=== DATA SHOWN ===

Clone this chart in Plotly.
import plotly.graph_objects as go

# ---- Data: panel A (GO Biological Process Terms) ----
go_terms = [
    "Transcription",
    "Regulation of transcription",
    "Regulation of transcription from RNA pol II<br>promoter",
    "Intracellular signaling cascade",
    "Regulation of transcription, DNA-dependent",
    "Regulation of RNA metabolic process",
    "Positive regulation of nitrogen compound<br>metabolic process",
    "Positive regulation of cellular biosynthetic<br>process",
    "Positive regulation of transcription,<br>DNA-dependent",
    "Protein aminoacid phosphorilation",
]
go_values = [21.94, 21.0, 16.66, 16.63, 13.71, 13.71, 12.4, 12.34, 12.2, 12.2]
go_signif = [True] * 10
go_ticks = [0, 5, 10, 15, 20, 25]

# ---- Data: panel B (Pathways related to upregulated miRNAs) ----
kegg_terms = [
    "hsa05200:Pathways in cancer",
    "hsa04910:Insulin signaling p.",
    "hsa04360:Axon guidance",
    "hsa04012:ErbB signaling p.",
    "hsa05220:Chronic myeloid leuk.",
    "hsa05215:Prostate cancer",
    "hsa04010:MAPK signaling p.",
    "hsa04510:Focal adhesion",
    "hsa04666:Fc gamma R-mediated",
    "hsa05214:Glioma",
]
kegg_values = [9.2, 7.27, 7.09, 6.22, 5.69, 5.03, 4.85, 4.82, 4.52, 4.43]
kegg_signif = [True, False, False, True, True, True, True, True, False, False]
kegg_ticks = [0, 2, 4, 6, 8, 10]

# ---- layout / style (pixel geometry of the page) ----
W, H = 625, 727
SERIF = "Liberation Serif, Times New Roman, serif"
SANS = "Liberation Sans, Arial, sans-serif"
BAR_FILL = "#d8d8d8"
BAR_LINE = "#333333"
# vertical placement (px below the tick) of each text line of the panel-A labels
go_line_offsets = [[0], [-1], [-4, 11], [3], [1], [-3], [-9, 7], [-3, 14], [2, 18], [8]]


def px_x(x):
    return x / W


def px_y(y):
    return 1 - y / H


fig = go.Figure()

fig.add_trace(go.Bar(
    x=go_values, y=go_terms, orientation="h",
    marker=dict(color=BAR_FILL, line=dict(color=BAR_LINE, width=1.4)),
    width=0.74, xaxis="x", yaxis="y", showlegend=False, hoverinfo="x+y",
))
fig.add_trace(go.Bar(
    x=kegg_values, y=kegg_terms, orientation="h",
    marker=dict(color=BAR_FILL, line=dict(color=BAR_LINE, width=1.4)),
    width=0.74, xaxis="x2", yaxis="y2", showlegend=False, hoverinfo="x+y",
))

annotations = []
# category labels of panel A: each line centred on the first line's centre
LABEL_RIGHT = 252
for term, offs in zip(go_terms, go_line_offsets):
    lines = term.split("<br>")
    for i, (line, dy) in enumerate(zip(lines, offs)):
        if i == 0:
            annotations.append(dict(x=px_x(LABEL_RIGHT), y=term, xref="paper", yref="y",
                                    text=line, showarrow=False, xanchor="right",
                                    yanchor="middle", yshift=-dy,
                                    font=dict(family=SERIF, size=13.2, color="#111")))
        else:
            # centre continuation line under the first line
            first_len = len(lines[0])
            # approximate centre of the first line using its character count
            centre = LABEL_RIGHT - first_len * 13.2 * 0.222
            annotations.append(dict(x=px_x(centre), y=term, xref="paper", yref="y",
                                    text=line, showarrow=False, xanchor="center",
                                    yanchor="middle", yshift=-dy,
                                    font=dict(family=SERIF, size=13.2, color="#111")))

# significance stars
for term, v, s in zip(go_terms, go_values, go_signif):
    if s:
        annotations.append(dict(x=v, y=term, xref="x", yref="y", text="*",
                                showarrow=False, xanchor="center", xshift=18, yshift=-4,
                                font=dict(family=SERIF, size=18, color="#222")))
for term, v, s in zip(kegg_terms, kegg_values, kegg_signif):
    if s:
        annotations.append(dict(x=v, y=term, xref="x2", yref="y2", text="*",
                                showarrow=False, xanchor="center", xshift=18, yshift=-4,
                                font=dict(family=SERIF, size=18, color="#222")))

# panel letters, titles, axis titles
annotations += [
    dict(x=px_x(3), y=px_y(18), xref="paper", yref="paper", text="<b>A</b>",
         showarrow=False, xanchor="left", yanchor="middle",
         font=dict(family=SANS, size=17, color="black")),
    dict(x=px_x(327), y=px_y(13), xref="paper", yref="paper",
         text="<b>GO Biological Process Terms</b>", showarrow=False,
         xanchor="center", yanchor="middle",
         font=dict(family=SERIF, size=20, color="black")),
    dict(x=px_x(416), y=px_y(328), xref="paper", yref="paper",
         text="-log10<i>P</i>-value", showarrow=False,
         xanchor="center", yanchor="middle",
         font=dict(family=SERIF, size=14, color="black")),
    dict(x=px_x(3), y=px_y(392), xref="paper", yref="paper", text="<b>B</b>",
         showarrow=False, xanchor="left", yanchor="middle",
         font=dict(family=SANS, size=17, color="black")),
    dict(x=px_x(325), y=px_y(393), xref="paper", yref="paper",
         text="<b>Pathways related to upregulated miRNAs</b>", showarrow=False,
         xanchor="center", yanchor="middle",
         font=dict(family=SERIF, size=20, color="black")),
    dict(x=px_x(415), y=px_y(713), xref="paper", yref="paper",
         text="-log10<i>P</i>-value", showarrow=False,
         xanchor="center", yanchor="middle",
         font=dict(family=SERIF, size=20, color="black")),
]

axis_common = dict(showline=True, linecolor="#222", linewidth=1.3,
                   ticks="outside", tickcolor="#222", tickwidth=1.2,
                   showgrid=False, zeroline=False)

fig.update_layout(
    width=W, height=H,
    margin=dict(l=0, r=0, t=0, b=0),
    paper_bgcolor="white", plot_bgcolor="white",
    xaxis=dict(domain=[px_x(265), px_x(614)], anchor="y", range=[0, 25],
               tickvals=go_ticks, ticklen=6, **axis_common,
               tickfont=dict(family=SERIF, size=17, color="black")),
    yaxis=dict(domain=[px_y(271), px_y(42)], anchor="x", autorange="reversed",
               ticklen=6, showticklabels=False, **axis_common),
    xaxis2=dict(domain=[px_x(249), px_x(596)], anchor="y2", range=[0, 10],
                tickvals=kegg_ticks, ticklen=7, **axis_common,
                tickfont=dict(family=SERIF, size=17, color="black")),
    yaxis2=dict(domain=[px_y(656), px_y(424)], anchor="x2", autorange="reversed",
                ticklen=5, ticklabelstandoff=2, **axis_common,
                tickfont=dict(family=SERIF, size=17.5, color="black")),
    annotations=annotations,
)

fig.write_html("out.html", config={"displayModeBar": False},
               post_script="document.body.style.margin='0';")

===
=== DATA SHOWN ===

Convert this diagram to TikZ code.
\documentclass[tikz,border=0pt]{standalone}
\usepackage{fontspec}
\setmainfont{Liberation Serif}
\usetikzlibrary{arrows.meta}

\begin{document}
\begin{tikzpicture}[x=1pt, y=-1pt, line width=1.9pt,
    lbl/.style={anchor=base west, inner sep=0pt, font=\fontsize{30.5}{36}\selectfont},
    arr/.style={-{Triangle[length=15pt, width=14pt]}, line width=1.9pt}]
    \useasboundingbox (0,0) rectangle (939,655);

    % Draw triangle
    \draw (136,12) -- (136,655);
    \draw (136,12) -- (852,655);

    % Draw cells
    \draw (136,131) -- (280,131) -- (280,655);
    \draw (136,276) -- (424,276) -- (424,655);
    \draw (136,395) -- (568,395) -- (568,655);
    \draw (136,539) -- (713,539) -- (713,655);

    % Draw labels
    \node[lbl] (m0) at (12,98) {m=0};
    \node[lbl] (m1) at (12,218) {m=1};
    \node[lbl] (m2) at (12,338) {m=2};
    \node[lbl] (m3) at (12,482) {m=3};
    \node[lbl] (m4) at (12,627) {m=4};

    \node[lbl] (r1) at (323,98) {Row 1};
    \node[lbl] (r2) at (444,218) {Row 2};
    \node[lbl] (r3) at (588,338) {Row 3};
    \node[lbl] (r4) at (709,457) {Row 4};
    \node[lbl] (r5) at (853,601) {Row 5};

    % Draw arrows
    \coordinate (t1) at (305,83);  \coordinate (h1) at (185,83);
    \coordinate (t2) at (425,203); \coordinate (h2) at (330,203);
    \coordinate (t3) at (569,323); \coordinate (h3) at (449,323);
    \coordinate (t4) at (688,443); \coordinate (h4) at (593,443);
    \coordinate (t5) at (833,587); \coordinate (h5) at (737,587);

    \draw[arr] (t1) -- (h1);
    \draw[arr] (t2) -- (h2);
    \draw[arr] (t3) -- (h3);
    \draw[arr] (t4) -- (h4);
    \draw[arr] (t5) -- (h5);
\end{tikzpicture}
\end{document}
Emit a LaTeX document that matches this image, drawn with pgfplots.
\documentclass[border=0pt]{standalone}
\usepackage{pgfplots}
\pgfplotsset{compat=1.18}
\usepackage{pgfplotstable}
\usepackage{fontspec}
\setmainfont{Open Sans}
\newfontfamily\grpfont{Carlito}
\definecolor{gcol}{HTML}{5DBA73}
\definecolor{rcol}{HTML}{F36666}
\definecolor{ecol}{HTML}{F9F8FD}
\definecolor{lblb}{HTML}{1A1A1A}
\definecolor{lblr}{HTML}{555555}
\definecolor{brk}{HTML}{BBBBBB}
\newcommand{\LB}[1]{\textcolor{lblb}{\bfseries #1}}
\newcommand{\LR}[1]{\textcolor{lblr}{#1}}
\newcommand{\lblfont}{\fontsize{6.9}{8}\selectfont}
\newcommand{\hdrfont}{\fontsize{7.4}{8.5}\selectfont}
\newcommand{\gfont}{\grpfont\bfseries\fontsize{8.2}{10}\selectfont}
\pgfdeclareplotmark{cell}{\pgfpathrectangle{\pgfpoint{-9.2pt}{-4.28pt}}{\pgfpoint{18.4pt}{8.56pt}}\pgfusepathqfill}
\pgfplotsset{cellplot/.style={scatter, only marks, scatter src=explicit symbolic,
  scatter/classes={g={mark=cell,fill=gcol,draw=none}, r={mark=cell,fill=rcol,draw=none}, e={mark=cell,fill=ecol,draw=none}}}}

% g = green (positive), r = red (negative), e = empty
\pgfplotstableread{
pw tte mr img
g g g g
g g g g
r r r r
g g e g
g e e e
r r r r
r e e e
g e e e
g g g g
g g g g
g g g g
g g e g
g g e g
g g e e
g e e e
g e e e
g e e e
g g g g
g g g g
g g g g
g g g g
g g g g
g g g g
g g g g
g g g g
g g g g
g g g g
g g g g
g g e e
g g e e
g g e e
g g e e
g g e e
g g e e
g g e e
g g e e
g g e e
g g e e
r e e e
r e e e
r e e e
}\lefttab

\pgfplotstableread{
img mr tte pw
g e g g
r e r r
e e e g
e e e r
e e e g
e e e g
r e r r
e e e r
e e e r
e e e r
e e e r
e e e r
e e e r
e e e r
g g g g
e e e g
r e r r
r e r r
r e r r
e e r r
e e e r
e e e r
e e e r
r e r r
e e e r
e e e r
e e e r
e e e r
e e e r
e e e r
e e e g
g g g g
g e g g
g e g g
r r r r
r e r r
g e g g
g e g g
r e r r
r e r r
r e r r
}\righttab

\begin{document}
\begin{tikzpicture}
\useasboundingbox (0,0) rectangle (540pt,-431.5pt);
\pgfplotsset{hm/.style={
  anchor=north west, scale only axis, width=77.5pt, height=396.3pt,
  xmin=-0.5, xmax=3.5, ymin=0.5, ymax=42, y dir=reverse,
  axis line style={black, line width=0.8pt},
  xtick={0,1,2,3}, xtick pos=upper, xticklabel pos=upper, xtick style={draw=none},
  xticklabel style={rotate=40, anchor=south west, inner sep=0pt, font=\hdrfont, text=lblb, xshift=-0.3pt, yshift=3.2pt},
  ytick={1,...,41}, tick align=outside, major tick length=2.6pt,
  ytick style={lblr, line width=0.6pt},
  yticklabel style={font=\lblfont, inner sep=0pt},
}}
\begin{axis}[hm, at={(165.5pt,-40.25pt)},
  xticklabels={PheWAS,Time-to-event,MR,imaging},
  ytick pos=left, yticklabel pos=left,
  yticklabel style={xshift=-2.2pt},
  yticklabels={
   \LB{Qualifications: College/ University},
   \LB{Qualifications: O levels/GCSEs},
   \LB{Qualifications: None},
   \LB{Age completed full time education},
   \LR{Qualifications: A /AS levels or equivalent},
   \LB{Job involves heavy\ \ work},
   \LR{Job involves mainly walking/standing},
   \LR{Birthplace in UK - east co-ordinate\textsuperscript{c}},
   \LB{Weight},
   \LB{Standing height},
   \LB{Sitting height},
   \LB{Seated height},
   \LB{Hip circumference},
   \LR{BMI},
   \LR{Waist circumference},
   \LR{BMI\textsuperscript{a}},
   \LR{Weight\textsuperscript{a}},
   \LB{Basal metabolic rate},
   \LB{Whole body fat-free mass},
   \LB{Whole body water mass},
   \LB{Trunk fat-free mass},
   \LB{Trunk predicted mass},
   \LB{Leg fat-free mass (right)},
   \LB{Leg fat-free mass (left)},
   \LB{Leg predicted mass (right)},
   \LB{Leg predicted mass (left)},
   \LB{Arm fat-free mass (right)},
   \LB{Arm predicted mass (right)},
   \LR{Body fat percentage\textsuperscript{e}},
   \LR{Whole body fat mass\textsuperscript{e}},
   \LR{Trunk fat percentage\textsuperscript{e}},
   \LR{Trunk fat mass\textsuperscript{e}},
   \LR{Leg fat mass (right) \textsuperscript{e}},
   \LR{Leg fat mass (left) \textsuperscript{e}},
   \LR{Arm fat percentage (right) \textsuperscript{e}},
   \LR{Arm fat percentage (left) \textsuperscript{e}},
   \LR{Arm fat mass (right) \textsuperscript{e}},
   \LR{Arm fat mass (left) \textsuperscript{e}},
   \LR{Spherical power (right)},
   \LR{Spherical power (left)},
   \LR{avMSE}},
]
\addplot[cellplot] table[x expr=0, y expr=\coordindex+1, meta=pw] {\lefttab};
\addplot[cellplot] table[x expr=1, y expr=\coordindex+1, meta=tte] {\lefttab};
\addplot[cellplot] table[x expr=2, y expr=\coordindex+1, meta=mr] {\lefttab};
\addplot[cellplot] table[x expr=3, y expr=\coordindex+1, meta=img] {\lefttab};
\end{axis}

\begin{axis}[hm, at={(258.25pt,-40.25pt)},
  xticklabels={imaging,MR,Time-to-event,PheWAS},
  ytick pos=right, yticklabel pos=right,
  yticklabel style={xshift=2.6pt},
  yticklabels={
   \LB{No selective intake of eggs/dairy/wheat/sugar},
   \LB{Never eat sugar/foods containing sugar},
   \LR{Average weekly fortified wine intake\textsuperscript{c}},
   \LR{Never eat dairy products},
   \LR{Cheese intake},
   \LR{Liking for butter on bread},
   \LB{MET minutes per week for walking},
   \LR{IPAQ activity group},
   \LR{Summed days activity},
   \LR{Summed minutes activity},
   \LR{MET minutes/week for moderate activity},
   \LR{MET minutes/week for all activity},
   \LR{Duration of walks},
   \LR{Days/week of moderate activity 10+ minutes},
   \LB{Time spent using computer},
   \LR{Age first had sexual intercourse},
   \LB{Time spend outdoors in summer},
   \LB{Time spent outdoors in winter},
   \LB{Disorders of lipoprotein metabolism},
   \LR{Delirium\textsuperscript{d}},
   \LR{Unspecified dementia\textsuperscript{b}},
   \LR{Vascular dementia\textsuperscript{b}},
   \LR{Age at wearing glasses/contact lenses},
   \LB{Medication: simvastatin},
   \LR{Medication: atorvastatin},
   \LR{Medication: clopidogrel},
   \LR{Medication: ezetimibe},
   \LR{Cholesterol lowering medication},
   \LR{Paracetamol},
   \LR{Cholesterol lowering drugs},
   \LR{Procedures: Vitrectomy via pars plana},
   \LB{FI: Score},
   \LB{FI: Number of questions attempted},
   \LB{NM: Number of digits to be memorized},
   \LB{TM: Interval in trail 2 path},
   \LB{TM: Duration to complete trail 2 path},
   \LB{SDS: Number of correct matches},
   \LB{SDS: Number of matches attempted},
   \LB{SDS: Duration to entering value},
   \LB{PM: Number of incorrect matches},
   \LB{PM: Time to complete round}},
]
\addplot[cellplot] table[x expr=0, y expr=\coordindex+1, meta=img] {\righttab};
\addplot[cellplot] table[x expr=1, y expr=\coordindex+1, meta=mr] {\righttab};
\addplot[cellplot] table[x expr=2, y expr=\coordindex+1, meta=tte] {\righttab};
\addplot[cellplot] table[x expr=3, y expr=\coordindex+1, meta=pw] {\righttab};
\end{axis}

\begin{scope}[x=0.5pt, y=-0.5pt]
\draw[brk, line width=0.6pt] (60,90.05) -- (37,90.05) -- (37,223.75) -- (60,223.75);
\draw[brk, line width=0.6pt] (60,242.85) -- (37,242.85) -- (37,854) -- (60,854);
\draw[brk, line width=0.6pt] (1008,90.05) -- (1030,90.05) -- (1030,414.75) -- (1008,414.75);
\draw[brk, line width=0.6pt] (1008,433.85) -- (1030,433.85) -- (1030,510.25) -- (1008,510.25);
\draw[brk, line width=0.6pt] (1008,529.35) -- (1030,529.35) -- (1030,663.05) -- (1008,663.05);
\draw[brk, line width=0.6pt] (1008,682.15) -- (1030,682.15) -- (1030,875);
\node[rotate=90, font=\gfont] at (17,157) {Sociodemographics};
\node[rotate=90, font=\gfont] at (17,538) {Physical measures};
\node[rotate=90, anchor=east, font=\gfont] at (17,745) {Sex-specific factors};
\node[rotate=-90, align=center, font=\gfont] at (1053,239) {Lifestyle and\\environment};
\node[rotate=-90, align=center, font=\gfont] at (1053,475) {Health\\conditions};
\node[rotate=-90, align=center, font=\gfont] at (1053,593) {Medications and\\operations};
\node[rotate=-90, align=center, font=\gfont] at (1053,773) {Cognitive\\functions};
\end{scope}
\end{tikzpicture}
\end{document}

===

# [SHORT TASK]
Transcribe, exactly and exclusively, the run of lines that opens with the line bearing "Clone this chart in Plotly." and closes with the line bearing "go_ticks = [0, 5, 10, 15, 20, 25]".

# [FULL OUTPUT]
Clone this chart in Plotly.
import plotly.graph_objects as go

# ---- Data: panel A (GO Biological Process Terms) ----
go_terms = [
    "Transcription",
    "Regulation of transcription",
    "Regulation of transcription from RNA pol II<br>promoter",
    "Intracellular signaling cascade",
    "Regulation of transcription, DNA-dependent",
    "Regulation of RNA metabolic process",
    "Positive regulation of nitrogen compound<br>metabolic process",
    "Positive regulation of cellular biosynthetic<br>process",
    "Positive regulation of transcription,<br>DNA-dependent",
    "Protein aminoacid phosphorilation",
]
go_values = [21.94, 21.0, 16.66, 16.63, 13.71, 13.71, 12.4, 12.34, 12.2, 12.2]
go_signif = [True] * 10
go_ticks = [0, 5, 10, 15, 20, 25]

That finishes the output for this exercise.